Why is Checkpointing Important?
- Reliability: Ensures that event processing can resume from the last successfully processed event, preventing data loss during application restarts or failures.
- Fault Tolerance: Makes your consumer applications resilient to transient issues or planned downtime.
- Idempotency: Enables idempotent processing by allowing consumers to re-process events from a saved checkpoint if necessary, without causing duplicate side effects.
- Scalability: Facilitates the scaling of consumer applications by allowing multiple instances within a consumer group to coordinate their processing progress.
How Checkpointing Works
The process generally involves the following steps:
- A consumer instance reads a batch of events from a partition.
- The application processes these events.
- Upon successful processing of the entire batch, the consumer application records the offset and sequence number of the last processed event in the batch as a checkpoint.
- This checkpoint information is persisted to a designated storage.
- When the consumer restarts, it retrieves the latest checkpoint for each partition it's responsible for and begins reading events from the offset specified in that checkpoint.
Checkpointing with Azure SDKs
Most Azure Event Hubs SDKs provide built-in support for checkpointing. The specific implementation details vary slightly between languages and libraries, but the core concepts remain the same. Typically, you'll need to:
- Configure a checkpoint store (e.g., Azure Blob Storage container).
- Initialize the Event Hubs client with the checkpoint store configuration.
- The SDK will then automatically manage the checkpointing process for you during event processing.
Example: Python SDK with Blob Storage Checkpoint Store
The Azure SDK for Python, using the azure-eventhub-checkpointstoreblob library, provides an example of how to configure checkpointing with Azure Blob Storage.
Installation
pip install azure-eventhub azure-eventhub-checkpointstoreblob
Code Snippet
import os
import asyncio
from azure.eventhub.aio import EventHubClient
from azure.eventhub.checkpointstoreblob.aio import BlobCheckpointStore
async def process_events(event_hub_client, consumer_group, blob_storage_conn_str, blob_container_name):
checkpoint_store = BlobCheckpointStore(
event_hub_client.fully_qualified_namespace,
blob_storage_conn_str,
blob_container_name
)
client = EventHubClient(
event_hub_client.fully_qualified_namespace,
consumer_group,
event_hub_client.event_hub_name,
checkpoint_store
)
async def on_event(event):
print(f"Received event: {event.body_as_str()}")
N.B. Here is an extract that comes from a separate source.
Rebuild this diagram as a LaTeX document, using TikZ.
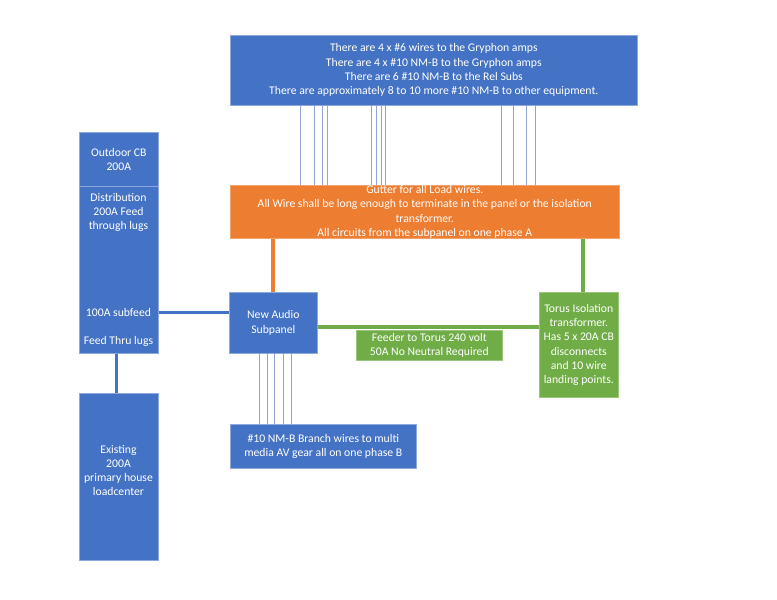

# Simulate processing the event
await asyncio.sleep(0.1)
# Checkpoint is automatically managed by the client upon successful batch processing
async with client:
# Use a specific partition if needed, or process all partitions
# For demonstration, let's assume we want to process all partitions
# In a real scenario, you might use partition_id or partition_ids
# and manage the load balancing yourself or rely on the client's partitioning strategy.
# A simple way to start receiving events from all partitions:
partitions = await client.get_partition_ids()
receivers = [client.create_receiver(partition_id=p, offset=event.OFFSET_FROM_START) for p in partitions]
async def run_receiver(receiver):
try:
await receiver.receive(on_event)
except Exception as e:
print(f"Error in receiver for partition {receiver.partition_id}: {e}")
await asyncio.gather(*(run_receiver(r) for r in receivers))
async def main():
connection_string = os.environ.get("EVENTHUB_CONNECTION_STRING")
consumer_group = "$Default" # Or your custom consumer group
blob_conn_str = os.environ.get("BLOB_STORAGE_CONNECTION_STRING")
blob_container = "eventhub-checkpoints" # Your blob container name
if not connection_string or not blob_conn_str:
print("Please set EVENTHUB_CONNECTION_STRING and BLOB_STORAGE_CONNECTION_STRING environment variables.")
return
event_hub_client = EventHubClient.from_connection_string(connection_string, event_hub_name="your_event_hub_name") # Replace with your Event Hub name
await process_events(event_hub_client, consumer_group, blob_conn_str, blob_container)
if __name__ == "__main__":
asyncio.run(main())
Checkpointing Strategies
While SDKs often handle much of the complexity, understanding different checkpointing strategies can be beneficial:
- Batch Checkpointing: The most common and recommended approach. Checkpoint after successfully processing an entire batch.
- Event-by-Event Checkpointing: Checkpoint after each individual event. This offers the highest level of granularity but can significantly impact performance due to frequent writes to the checkpoint store. Use this only when strict "at-least-once" delivery guarantees with minimal reprocessing are paramount and performance implications are acceptable.
- Time-Based Checkpointing: Checkpoint at regular time intervals (e.g., every 5 minutes), regardless of the number of events processed. This can be a good compromise between reliability and performance.
Considerations for Checkpointing
- Checkpoint Store Choice: Select a checkpoint store that offers sufficient throughput and durability for your workload. Azure Blob Storage is cost-effective and suitable for most scenarios. Azure Cosmos DB can be used for higher throughput requirements.
- Checkpoint Frequency: Balance the need for recovery with the performance overhead of writing checkpoints. Frequent checkpoints increase recovery point objectives (RPO) but also increase latency and cost.
- Consumer Group Management: Ensure that each consumer group manages its checkpoints independently.
- Event Order: Checkpointing preserves the order of events within a partition. However, it does not guarantee order across different partitions.
- Last Enqueued Event Properties: When you retrieve checkpoints, you often get properties like the offset and sequence number of the last enqueued event. Your checkpoint should typically point to the offset after the last successfully processed event to avoid reprocessing.
By implementing robust checkpointing, you can build highly reliable and resilient event-driven applications using Azure Event Hubs.